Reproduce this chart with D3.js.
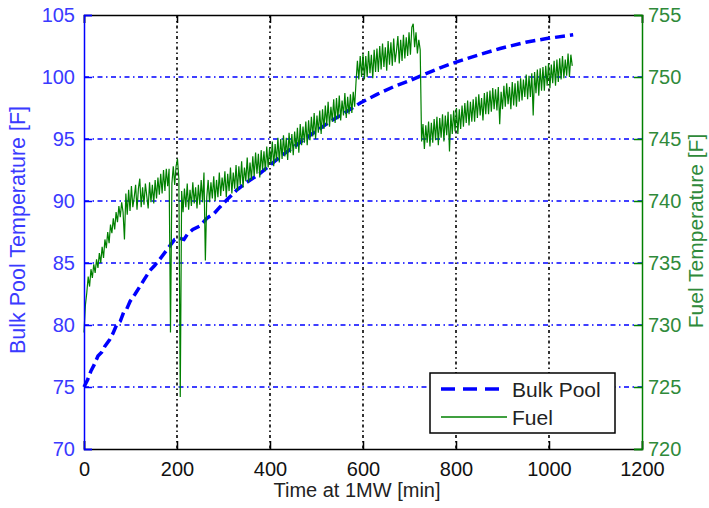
<!DOCTYPE html>
<html>
<head>
<meta charset="utf-8">
<script src="https://cdn.jsdelivr.net/npm/d3@7"></script>
<style>
  html, body { margin: 0; padding: 0; background: #fff; }
  svg { display: block; }
  text { font-family: "Liberation Sans", Arial, Helvetica, sans-serif; }
</style>
</head>
<body>
<svg id="chart" width="709" height="508"></svg>
<script>
// ---------------- data ----------------
const xTicks = [0, 200, 400, 600, 800, 1000, 1200];
const leftTicks = [70, 75, 80, 85, 90, 95, 100, 105];
const rightTicks = [720, 725, 730, 735, 740, 745, 750, 755];

// Bulk pool temperature [F] vs time [min]
const bulkTime = [0, 8, 15, 22, 30, 38, 45, 55, 62, 70, 78, 85, 92, 99, 110, 120, 130, 142, 152, 163, 175, 185, 195, 205, 215, 222, 234, 250, 264, 280, 292, 310, 329, 350, 378, 400, 430, 460, 490, 529, 560, 594, 630, 665, 700, 737, 770, 800, 850, 895, 950, 995, 1052];
const bulkTemp = [75.0, 75.6, 76.3, 76.8, 77.5, 77.8, 78.3, 78.8, 79.3, 80.0, 80.3, 81.0, 81.3, 81.9, 82.5, 83.1, 83.7, 84.4, 84.8, 85.3, 85.9, 86.4, 86.9, 87.0, 86.9, 87.3, 87.7, 88.0, 88.6, 89.0, 89.5, 90.2, 90.9, 91.5, 92.2, 92.9, 93.8, 94.6, 95.4, 96.4, 97.1, 97.9, 98.6, 99.2, 99.7, 100.3, 100.8, 101.2, 101.8, 102.3, 102.8, 103.1, 103.4];

// Fuel temperature [F], sampled every 3 min from t = 0
const fuelStart = 0;
const fuelStep = 3;
const fuelTemp = [
  729.4, 731.6, 732.6, 733.9, 733.1, 734.5, 733.8, 734.9, 734.2, 735.3,
  734.6, 735.8, 735.0, 736.3, 735.4, 736.9, 736.2, 737.5, 736.6, 738.1,
  737.4, 738.6, 737.7, 739.1, 738.3, 739.6, 738.7, 739.9, 739.1, 736.9,
  740.6, 738.9, 740.9, 739.2, 741.2, 739.5, 740.3, 741.3, 739.3, 741.0,
  741.8, 739.5, 741.1, 739.7, 741.4, 740.4, 739.4, 741.5, 739.9, 741.3,
  739.8, 741.7, 740.2, 741.9, 740.5, 742.2, 740.6, 742.5, 740.8, 742.6,
  741.2, 742.6, 729.4, 741.4, 742.8, 741.3, 742.8, 743.4, 741.8, 724.2,
  740.8, 739.1, 741.0, 739.5, 741.4, 739.3, 740.9, 739.6, 741.5, 739.8,
  741.1, 739.4, 741.3, 739.7, 741.7, 739.9, 742.3, 735.2, 740.3, 741.7,
  739.9, 741.5, 740.2, 742.0, 740.0, 741.7, 740.3, 742.3, 740.4, 741.9,
  740.8, 742.4, 740.3, 742.2, 740.8, 742.7, 740.6, 742.3, 741.0, 742.9,
  740.8, 742.8, 741.3, 743.2, 741.1, 742.7, 741.6, 743.5, 741.5, 743.1,
  741.7, 743.6, 742.0, 743.9, 742.2, 743.8, 741.9, 744.1, 742.5, 744.0,
  742.4, 744.4, 742.7, 744.3, 743.0, 744.8, 742.8, 744.6, 743.2, 745.1,
  743.1, 745.0, 743.4, 745.3, 743.6, 745.1, 743.3, 745.5, 743.9, 745.4,
  743.7, 745.6, 744.2, 745.9, 743.9, 746.2, 744.5, 746.0, 744.7, 746.4,
  744.5, 746.5, 744.9, 746.8, 745.2, 747.1, 745.0, 746.9, 745.5, 747.3,
  745.4, 747.4, 745.8, 747.7, 746.1, 748.0, 746.0, 747.6, 746.4, 748.2,
  746.3, 748.3, 746.6, 748.5, 746.5, 748.1, 746.9, 748.7, 746.7, 748.4,
  747.0, 748.6, 747.1, 748.8, 747.6, 749.6, 751.3, 749.8, 751.7, 750.0,
  751.9, 749.8, 751.7, 750.0, 752.1, 750.3, 751.8, 749.9, 752.2, 750.4,
  752.3, 750.4, 752.5, 750.6, 752.7, 750.8, 752.4, 750.5, 752.9, 751.0,
  752.8, 750.9, 753.1, 751.2, 752.1, 753.3, 751.1, 753.0, 751.3, 753.4,
  751.5, 753.2, 751.7, 753.6, 751.8, 754.0, 754.3, 752.4, 753.6, 751.9,
  753.0, 752.2, 744.8, 746.2, 744.2, 746.1, 744.7, 746.4, 744.4, 746.3,
  744.7, 746.6, 744.9, 746.8, 744.5, 746.7, 745.1, 747.0, 744.8, 746.9,
  745.3, 747.2, 744.0, 747.0, 745.4, 747.3, 745.6, 747.5, 745.4, 747.4,
  745.8, 747.7, 746.0, 747.9, 746.3, 748.1, 746.1, 748.0, 746.4, 748.2,
  746.4, 748.4, 746.7, 748.6, 746.9, 748.3, 746.5, 748.7, 747.0, 748.8,
  747.0, 748.9, 747.2, 749.1, 747.4, 749.0, 747.3, 749.2, 746.2, 748.8,
  747.4, 749.3, 747.6, 749.5, 747.8, 749.2, 747.4, 749.6, 747.7, 749.5,
  747.6, 749.7, 748.0, 749.9, 748.1, 749.8, 748.4, 750.2, 748.2, 750.1,
  748.4, 750.3, 746.9, 750.4, 748.7, 750.6, 748.5, 750.7, 748.9, 750.8,
  748.9, 750.9, 749.3, 751.1, 749.1, 751.0, 749.5, 751.3, 749.3, 751.4,
  749.6, 751.5, 749.8, 751.7, 749.9, 751.4, 750.1, 751.9, 750.0, 751.8,
  750.9
];

const labels = {
  x: "Time at 1MW [min]",
  left: "Bulk Pool Temperature [F]",
  right: "Fuel Temperature [F]",
  legendBulk: "Bulk Pool",
  legendFuel: "Fuel"
};

// ---------------- drawing ----------------
const svg = d3.select("#chart");
const L = 84, R = 642, T = 15, B = 449;
const blue = "#0000ff", green = "#008000";
const tickFont = 20, labelFont = 21.5;

const x = d3.scaleLinear().domain([0, 1200]).range([L, R]);
const yL = d3.scaleLinear().domain([70, 105]).range([B, T]);
const yR = d3.scaleLinear().domain([720, 755]).range([B, T]);

// grid
const grid = svg.append("g");
grid.selectAll("line.v").data(xTicks.slice(1, -1)).enter().append("line")
  .attr("x1", d => x(d)).attr("x2", d => x(d)).attr("y1", T).attr("y2", B)
  .attr("stroke", "#000").attr("stroke-width", 1.6).attr("stroke-dasharray", "3,3,1.5,3");
grid.selectAll("line.h").data(leftTicks.slice(1, -1)).enter().append("line")
  .attr("x1", L).attr("x2", R).attr("y1", d => yL(d)).attr("y2", d => yL(d))
  .attr("stroke", blue).attr("stroke-width", 1.6).attr("stroke-dasharray", "5,3.5,1.5,3.5");

// bulk pool line
const bulkData = bulkTime.map((t, i) => [t, bulkTemp[i]]);
svg.append("path").datum(bulkData)
  .attr("fill", "none").attr("stroke", blue).attr("stroke-width", 3.5)
  .attr("stroke-dasharray", "10,5")
  .attr("d", d3.line().x(d => x(d[0])).y(d => yL(d[1])));

// fuel line
const fuelData = fuelTemp.map((v, i) => [fuelStart + i * fuelStep, v]);
svg.append("path").datum(fuelData)
  .attr("fill", "none").attr("stroke", green).attr("stroke-width", 1.2)
  .attr("stroke-linejoin", "miter")
  .attr("d", d3.line().x(d => x(d[0])).y(d => yR(d[1])));

// axes
const axB = svg.append("g").attr("transform", `translate(0,${B})`)
  .call(d3.axisBottom(x).tickValues(xTicks).tickSize(-8).tickPadding(13).tickFormat(d3.format("d")));
axB.select(".domain").attr("stroke", "#000").attr("stroke-width", 1.5);
axB.selectAll(".tick line").attr("stroke", "#000").attr("stroke-width", 1.5);
axB.selectAll(".tick text").attr("fill", "#111").attr("font-size", tickFont);

const axT = svg.append("g").attr("transform", `translate(0,${T})`)
  .call(d3.axisTop(x).tickValues(xTicks).tickSize(-8).tickFormat(""));
axT.select(".domain").attr("stroke", "#000").attr("stroke-width", 1.5);
axT.selectAll(".tick line").attr("stroke", "#000").attr("stroke-width", 1.5);

const axL = svg.append("g").attr("transform", `translate(${L},0)`)
  .call(d3.axisLeft(yL).tickValues(leftTicks).tickSize(-8).tickPadding(9).tickFormat(d3.format("d")));
axL.select(".domain").attr("stroke", blue).attr("stroke-width", 1.5);
axL.selectAll(".tick line").attr("stroke", blue).attr("stroke-width", 1.5);
axL.selectAll(".tick text").attr("fill", "#3a3aff").attr("font-size", tickFont);

const axR = svg.append("g").attr("transform", `translate(${R},0)`)
  .call(d3.axisRight(yR).tickValues(rightTicks).tickSize(-8).tickPadding(6).tickFormat(d3.format("d")));
axR.select(".domain").attr("stroke", green).attr("stroke-width", 1.5);
axR.selectAll(".tick line").attr("stroke", green).attr("stroke-width", 1.5);
axR.selectAll(".tick text").attr("fill", "#2f8a3a").attr("font-size", tickFont);

// axis labels
svg.append("text").attr("x", 357).attr("y", 497)
  .attr("text-anchor", "middle").attr("font-size", 20).attr("fill", "#222")
  .text(labels.x);
svg.append("text").attr("transform", `translate(25,230) rotate(-90)`)
  .attr("text-anchor", "middle").attr("font-size", labelFont).attr("fill", "#3a3aff")
  .text(labels.left);
svg.append("text").attr("transform", `translate(703,231) rotate(-90)`)
  .attr("text-anchor", "middle").attr("font-size", 21).attr("fill", "#2f8a3a")
  .text(labels.right);

// legend
const lg = svg.append("g");
lg.append("rect").attr("x", 430).attr("y", 373).attr("width", 185).attr("height", 60)
  .attr("fill", "#fff").attr("stroke", "#000").attr("stroke-width", 1.5);
lg.append("line").attr("x1", 441).attr("x2", 507).attr("y1", 389).attr("y2", 389)
  .attr("stroke", blue).attr("stroke-width", 3.5).attr("stroke-dasharray", "14,8");
lg.append("line").attr("x1", 441).attr("x2", 507).attr("y1", 417).attr("y2", 417)
  .attr("stroke", green).attr("stroke-width", 1.5);
lg.append("text").attr("x", 512).attr("y", 397).attr("font-size", 21).attr("fill", "#222")
  .text(labels.legendBulk);
lg.append("text").attr("x", 512).attr("y", 425).attr("font-size", 21).attr("fill", "#222")
  .text(labels.legendFuel);
</script>
</body>
</html>
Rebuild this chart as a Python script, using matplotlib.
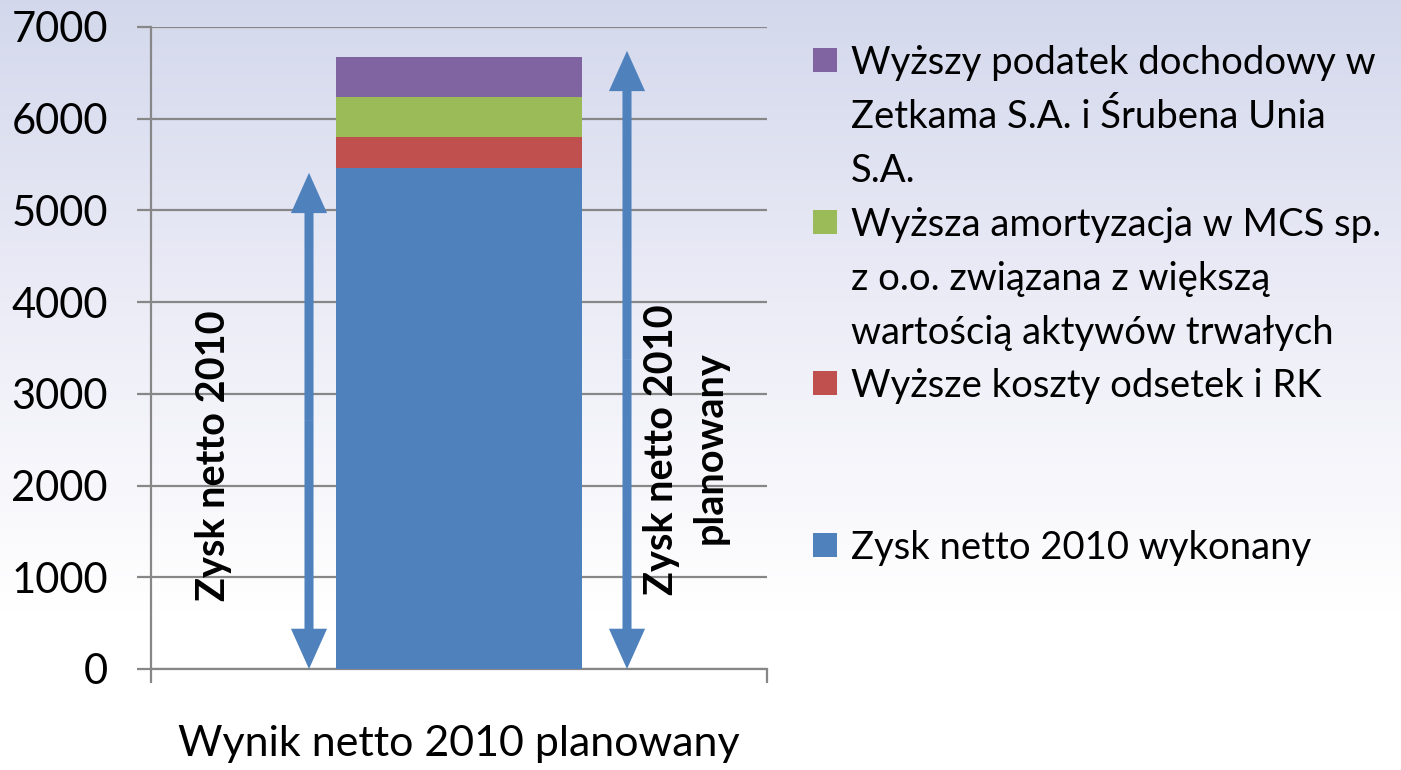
import numpy as np
import matplotlib
matplotlib.use("Agg")
import matplotlib.pyplot as plt
from matplotlib.patches import Rectangle, FancyArrowPatch

# ---------------- data ----------------
category = "Wynik netto 2010 planowany"
series_names = [
    "Zysk netto 2010 wykonany",
    "Wyższe koszty odsetek i RK",
    "Wyższa amortyzacja w MCS sp.\nz o.o. związana z większą\nwartością aktywów trwałych",
    "Wyższy podatek dochodowy w\nZetkama S.A. i Śrubena Unia\nS.A.",
]
series_values = [5466, 335, 436, 436]
series_colors = ["#4F81BD", "#C0504D", "#9BBB59", "#8064A2"]
y_ticks = [0, 1000, 2000, 3000, 4000, 5000, 6000, 7000]
arrow_left_label = "Zysk netto 2010"
arrow_right_label = "Zysk netto 2010\nplanowany"
arrow_left_top = 5410
arrow_right_top = 6740

# ---------------- figure ----------------
W, H = 1401, 770
fig = plt.figure(figsize=(W / 100, H / 100), dpi=100)
plt.rcParams['font.family'] = ['Lato', 'DejaVu Sans']

# background gradient
bg = fig.add_axes([0, 0, 1, 1], zorder=-10)
bg.axis("off")
top = np.array([0.827, 0.847, 0.925])
mid = np.array([0.925, 0.925, 0.968])
white = np.array([1.0, 1.0, 1.0])
cols = np.zeros((400, 1, 3))
for i, t in enumerate(np.linspace(0, H, 400)):
    if t < 300:
        f = t / 300
        c = top * (1 - f) + mid * f
    elif t < 610:
        f = (t - 300) / 310
        c = mid * (1 - f) + white * f
    else:
        c = white
    cols[i, 0] = c
bg.imshow(cols, aspect="auto", extent=[0, 1, 0, 1], origin="upper")

def fx(x):
    return x / W

def fy(y):
    return 1 - y / H

ax_l, ax_r, ax_t, ax_b = 151, 767, 27, 669
ax = fig.add_axes([fx(ax_l), fy(ax_b), fx(ax_r) - fx(ax_l), fy(ax_t) - fy(ax_b)])
ax.patch.set_alpha(0)

grey = "#878787"
bottom = 0
for v, c in zip(series_values, series_colors):
    ax.bar(0, v, bottom=bottom, width=0.4, color=c, zorder=3)
    bottom += v

ax.set_xlim(-0.5, 0.5)
ax.set_ylim(0, 7000)
ax.set_yticks(y_ticks)
ax.set_yticklabels([str(t) for t in y_ticks])
ax.yaxis.grid(True, color=grey, lw=1.6, zorder=0)
ax.set_axisbelow(True)
for s in ["top", "right"]:
    ax.spines[s].set_visible(False)
for s in ["left", "bottom"]:
    ax.spines[s].set_color(grey)
    ax.spines[s].set_linewidth(1.6)
ax.tick_params(axis="y", direction="out", length=10, width=1.6, color=grey,
               labelsize=30, pad=21, labelcolor="black")
ax.set_xticks([-0.5, 0.5])
ax.set_xticklabels(["", ""])
ax.tick_params(axis="x", which="major", direction="out", length=10, width=1.6, color=grey)
ax.set_xticks([0], minor=True)
ax.set_xticklabels([category], minor=True)
ax.tick_params(axis="x", which="minor", length=0, labelsize=31, pad=40)

# double-headed arrows
def double_arrow(x, y_top):
    ymid = y_top / 2
    for y_end in (0, y_top):
        a = FancyArrowPatch((x, ymid), (x, y_end),
                            arrowstyle="simple,head_length=2.9,head_width=2.6,tail_width=0.65",
                            mutation_scale=10, color="#4F81BD", lw=0,
                            shrinkA=0, shrinkB=0, zorder=4)
        ax.add_patch(a)

def px2dx(x):
    return (x - ax_l) / (ax_r - ax_l) - 0.5

def py2dy(y):
    return (ax_b - y) / (ax_b - ax_t) * 7000

double_arrow(px2dx(309), arrow_left_top)
double_arrow(px2dx(627), arrow_right_top)

rot_fs = 28.5
ax.text(px2dx(225), py2dy(455.5), arrow_left_label, rotation=90, rotation_mode="anchor",
        ha="center", va="baseline", fontsize=rot_fs, fontweight="bold", zorder=5)
rl = arrow_right_label.split("\n")
ax.text(px2dx(673), py2dy(450), rl[0], rotation=90, rotation_mode="anchor",
        ha="center", va="baseline", fontsize=rot_fs, fontweight="bold", zorder=5)
ax.text(px2dx(722), py2dy(448), rl[1], rotation=90, rotation_mode="anchor",
        ha="center", va="baseline", fontsize=rot_fs, fontweight="bold", zorder=5)

# legend (manual, top to bottom: purple, green, red, gap, blue)
line_step = 54
sq_centers = [545, 383, 222, 60]  # blue, red, green, purple
for name, c, yc in zip(series_names, series_colors, sq_centers):
    fig.patches.append(Rectangle((fx(813), fy(yc + 12)), fx(24), 24 / H,
                                 transform=fig.transFigure, color=c, lw=0))
    for k, line in enumerate(name.split("\n")):
        fig.text(fx(851), fy(yc + 14 + k * line_step), line, fontsize=27.5,
                 ha="left", va="baseline")

fig.savefig("out.png", dpi=100)
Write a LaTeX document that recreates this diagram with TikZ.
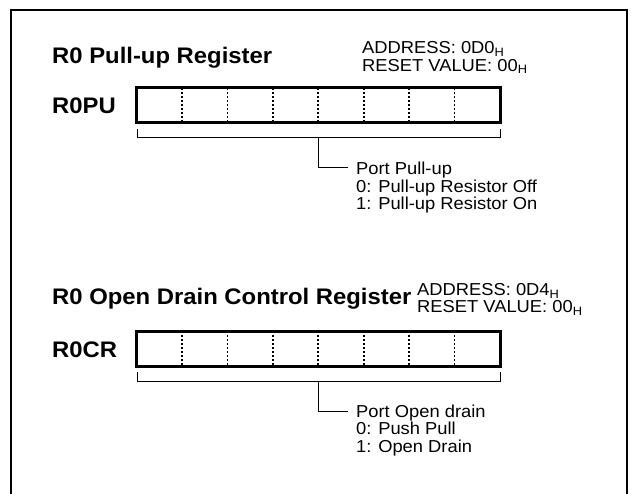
::::
WHAT NEEDS TO BE DONE: Leave out any pictures, please, and quote only the lines from the top of the data through the line that contains "102.8, 103.1, 103.4];".

ANSWER:
Reproduce this chart with D3.js.
<!DOCTYPE html>
<html>
<head>
<meta charset="utf-8">
<script src="https://cdn.jsdelivr.net/npm/d3@7"></script>
<style>
  html, body { margin: 0; padding: 0; background: #fff; }
  svg { display: block; }
  text { font-family: "Liberation Sans", Arial, Helvetica, sans-serif; }
</style>
</head>
<body>
<svg id="chart" width="709" height="508"></svg>
<script>
// ---------------- data ----------------
const xTicks = [0, 200, 400, 600, 800, 1000, 1200];
const leftTicks = [70, 75, 80, 85, 90, 95, 100, 105];
const rightTicks = [720, 725, 730, 735, 740, 745, 750, 755];

// Bulk pool temperature [F] vs time [min]
const bulkTime = [0, 8, 15, 22, 30, 38, 45, 55, 62, 70, 78, 85, 92, 99, 110, 120, 130, 142, 152, 163, 175, 185, 195, 205, 215, 222, 234, 250, 264, 280, 292, 310, 329, 350, 378, 400, 430, 460, 490, 529, 560, 594, 630, 665, 700, 737, 770, 800, 850, 895, 950, 995, 1052];
const bulkTemp = [75.0, 75.6, 76.3, 76.8, 77.5, 77.8, 78.3, 78.8, 79.3, 80.0, 80.3, 81.0, 81.3, 81.9, 82.5, 83.1, 83.7, 84.4, 84.8, 85.3, 85.9, 86.4, 86.9, 87.0, 86.9, 87.3, 87.7, 88.0, 88.6, 89.0, 89.5, 90.2, 90.9, 91.5, 92.2, 92.9, 93.8, 94.6, 95.4, 96.4, 97.1, 97.9, 98.6, 99.2, 99.7, 100.3, 100.8, 101.2, 101.8, 102.3, 102.8, 103.1, 103.4];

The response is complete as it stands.